Journey to Excellence

Reciprocal Teaching

Reciprocal Teaching is an instructional activity that takes place as a dialogue between teachers and students regarding segments of the text. In this activity, the teacher and the students take turns assuming the role of teacher in leading the dialogue. This technique can be used in all subject areas for content reading and was originally designed to teach poor readers to use reading strategies employed by good readers to enhance reading comprehension. Students interact with the text to construct meaning. Readers utilize prior knowledge and experiences, information presented in the text, and their stance taken in relation to the text to derive their interpretations. Reciprocal Teaching helps poor readers develop these skills through the use of predicting, clarifying, questioning, and summarizing.
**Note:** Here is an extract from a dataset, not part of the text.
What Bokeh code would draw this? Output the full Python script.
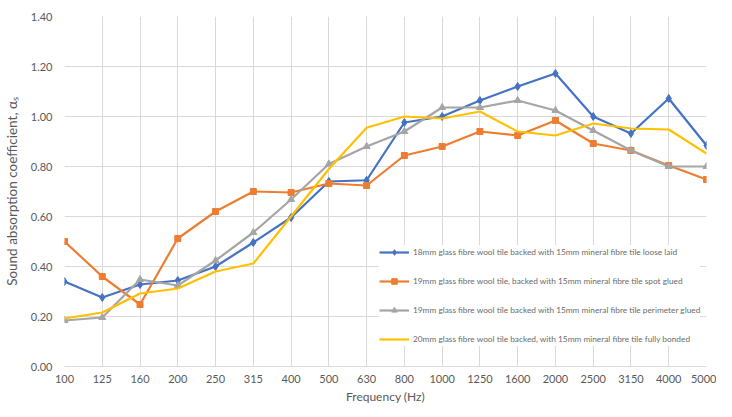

Predicting: an educated guess about what is going to happen next, a bridge from the known to the unknown. This strategy requires the reader to hypothesize about what the author might discuss next in the text. This provides a purpose for reading --- to confirm or disprove hypotheses. Predicting also creates an opportunity for students to link the new knowledge they will acquire in the text with the knowledge they already possess. Predicting also facilitates the use of text structures as students learn that headings, subheadings, and questions imbedded in the text are useful means of anticipating what might occur next.

Clarifying: defining significant words, explaining key ideas, referencing something you don't know or understand. Teaching students to clarify focuses their attention on the many reasons why text can be difficult to understand; for example, new vocabulary, unclear referent words, and unfamiliar or difficult concepts. Recognizing these blocks to understanding signals the reader to reread, read ahead, or ask for help.
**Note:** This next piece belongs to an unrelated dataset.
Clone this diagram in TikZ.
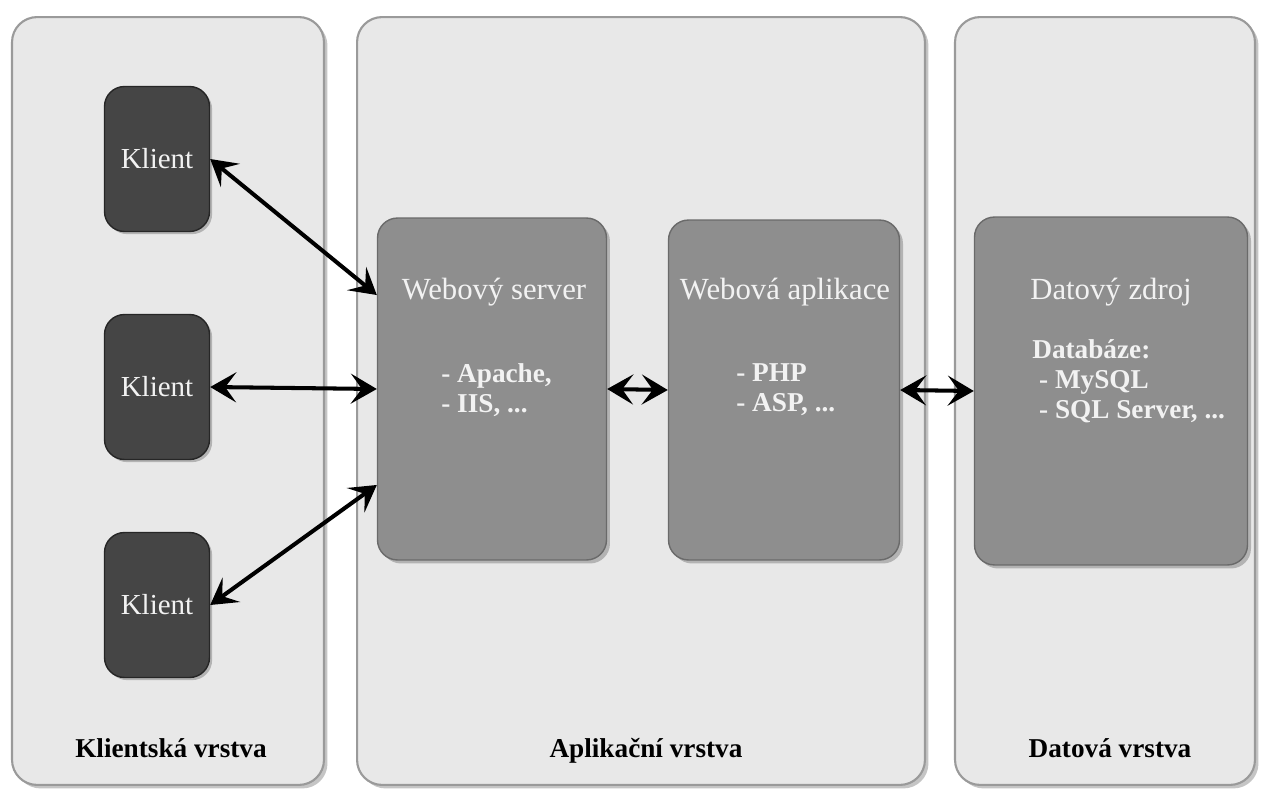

Questioning: asking questions which can be answered by the text. When students generate questions, they first identify the kind of information that is significant enough that it could provide the substance of a question. Then they pose this information in question form and self-test to be sure they can answer their own questions.

Summarizing: putting information into the student's own words. This strategy provides the opportunity to identify, paraphrase, and integrate important information in the text.

Using the Strategy

  • During the initial phase of instruction, the teacher assumes the primary responsibility for leading dialogues and implementing the strategies.
  • Through modeling, the teacher demonstrates how to use the strategies while reading the text.
  • During guided practice, the teacher supports students by adjusting the demands of the task based on the students' level of proficiency.
  • Eventually, the students learn to conduct the dialogues with little or no teacher assistance.
  • The teacher assumes the role of a coach/facilitator by providing students with evaluative information on their performance and prompting them to higher levels of participation.
  • The four steps can be done in any order, but the summarizing step could be done by an individual student on his/her own after the group has completed its discussion.
  • The steps, especially clarifying, should be done during the reading rather than reading the text material first and completing the steps at the end.

Criteria for Selecting Materials

  • Select materials based on the students' reading and comprehension level, but use materials that are sufficiently challenging.
  • Incorporate text that is representative of the kinds of materials students are expected to read in your class.
  • Generally, Reciprocal Teaching works best with expository or informational text, but the story structure in narrative text can work as well. Students can use the four steps incorporating the elements of story grammar (setting, characters, plot, conflict, and solution).

Grouping Students

  • When students are well-trained in the Reciprocal Teaching strategy, they can work in small heterogeneous groups of three or four to ensure that each student has the opportunity to practice using the strategies while receiving feedback from other group members.
  • Frequent guided practice is essential in helping students to become proficient in their use of the strategy.

Other Possibilities

  • For very dense informational text, student groups can be assigned a paragraph each rather than an entire chapter and then use the Jigsaw technique for information sharing.
  • In language arts classes, the strategy can be used for reading an author's biography as a pre-reading activity.
  • As the groups work, the teacher can walk around the room listening in and writing down good questions, words, or problems to clarify and then lead a whole-class debriefing.

Clarifying

Questioning

Summarizing

Predicting

References

Casanave, Christine Pearson. "Comprehension Monitoring in ESL Reading: A Neglected Essential." TESOL Quarterly June, 1988.

Educational Research Service. "Reading at the Middle and High School Levels." Information for School Leaders. 1997.

Palincsar, A. S., and A. L. Brown. "Reciprocal Teaching of Comprehension-Fostering and, Comprehension-Monitoring Activities." Cognition and Instruction 1984 (vol. 2): 117-175.